* **THE REQUEST**: Return precisely the span of lines from the top of the material below to the line containing "import plotly.graph_objects as go", both included. Pictures are excluded.

--- RECORDS SHOWN ---

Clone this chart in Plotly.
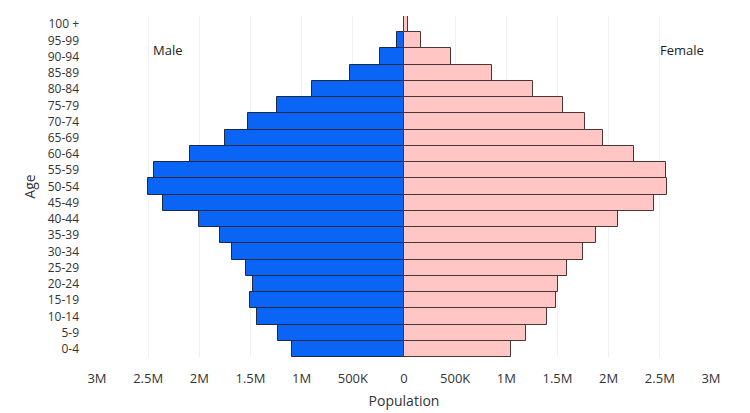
import plotly.graph_objects as go

age_groups = ["0-4", "5-9", "10-14", "15-19", "20-24", "25-29", "30-34", "35-39",
              "40-44", "45-49", "50-54", "55-59", "60-64", "65-69", "70-74",
              "75-79", "80-84", "85-89", "90-94", "95-99", "100 +"]
male = [1090000, 1230000, 1436000, 1505000, 1480000, 1540000, 1684000, 1796000,
        2005000, 2355000, 2500000, 2440000, 2090000, 1747000, 1520000,
        1243000, 900000, 530000, 230000, 67000, 4000]
female = [1045000, 1190000, 1400000, 1490000, 1500000, 1590000, 1745000, 1880000,
          2090000, 2440000, 2570000, 2560000, 2250000, 1940000, 1770000,
          1550000, 1260000, 860000, 460000, 165000, 35000]

tick_vals = [-3e6, -2.5e6, -2e6, -1.5e6, -1e6, -5e5, 0, 5e5, 1e6, 1.5e6, 2e6, 2.5e6, 3e6]
tick_text = ["3M", "2.5M", "2M", "1.5M", "1M", "500K", "0", "500K", "1M", "1.5M", "2M", "2.5M", "3M"]

font_family = "Open Sans, DejaVu Sans, sans-serif"
text_color = "#333333"

fig = go.Figure()
fig.add_trace(go.Bar(
    y=age_groups, x=[-v for v in male], orientation="h", name="Male",
    marker=dict(color="#0a64f5", line=dict(color="#1c2a48", width=1)),
    customdata=male, hovertemplate="%{y}: %{customdata}<extra>Male</extra>",
))
fig.add_trace(go.Bar(
    y=age_groups, x=female, orientation="h", name="Female",
    marker=dict(color="#ffc6c4", line=dict(color="#4a3636", width=1)),
    hovertemplate="%{y}: %{x}<extra>Female</extra>",
))

fig.update_layout(
    width=750, height=413,
    margin=dict(l=89, r=47, t=8, b=64),
    barmode="relative", bargap=0,
    showlegend=False,
    plot_bgcolor="white", paper_bgcolor="white",
    font=dict(family=font_family, size=12, color=text_color),
    xaxis=dict(
        range=[-3e6, 3e6], tickvals=tick_vals, ticktext=tick_text,
        showgrid=True, gridcolor="#f0f0f0", gridwidth=1, zeroline=False,
        ticks="", ticklabelstandoff=12, automargin=False,
        tickfont=dict(size=13),
        title=dict(text="Population", font=dict(size=14), standoff=10),
    ),
    yaxis=dict(
        categoryorder="array", categoryarray=age_groups,
        showgrid=False, zeroline=False, ticks="", ticklabelstandoff=17,
        automargin=False,
        title=dict(text="Age", font=dict(size=14), standoff=8),
    ),
    annotations=[
        dict(text="Male", x=0.116, y=0.900, xref="paper", yref="paper",
             xanchor="center", yanchor="middle",
             showarrow=False, font=dict(size=13, color="#222222")),
        dict(text="Female", x=0.953, y=0.900, xref="paper", yref="paper",
             xanchor="center", yanchor="middle",
             showarrow=False, font=dict(size=13, color="#222222")),
    ],
)

fig.write_html("out.html")
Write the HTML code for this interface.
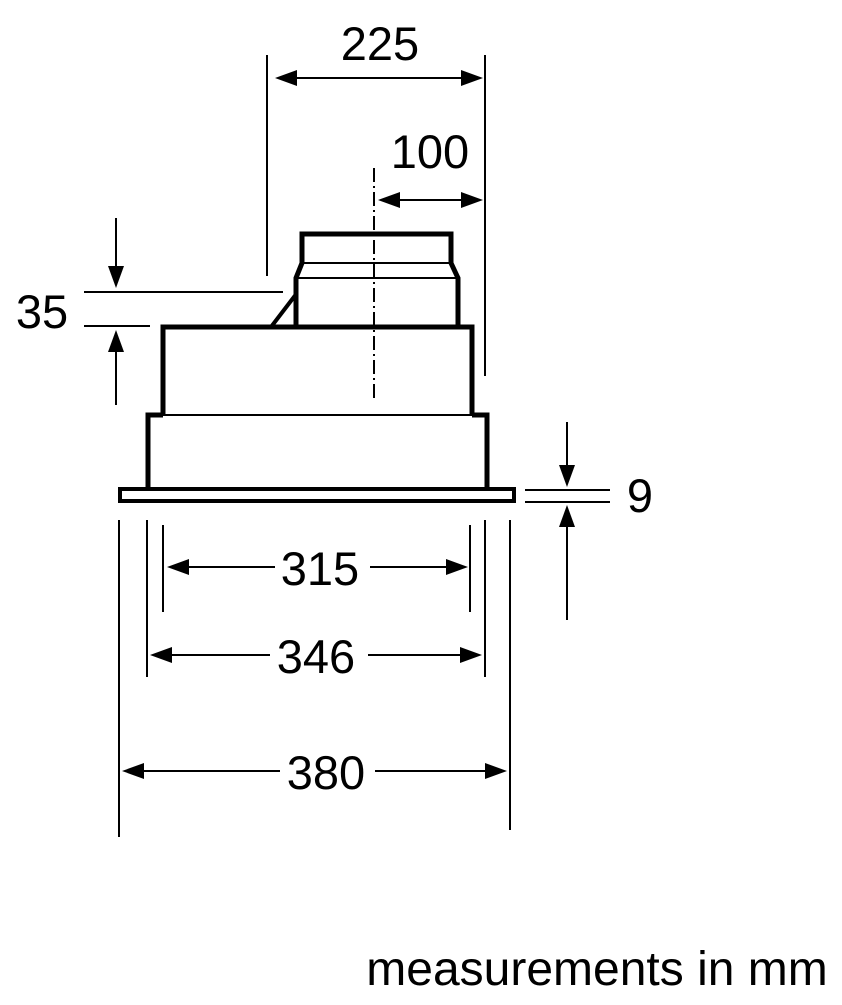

---

* **SOLUTION BELOW**:
Clone this chart in Plotly.
import plotly.graph_objects as go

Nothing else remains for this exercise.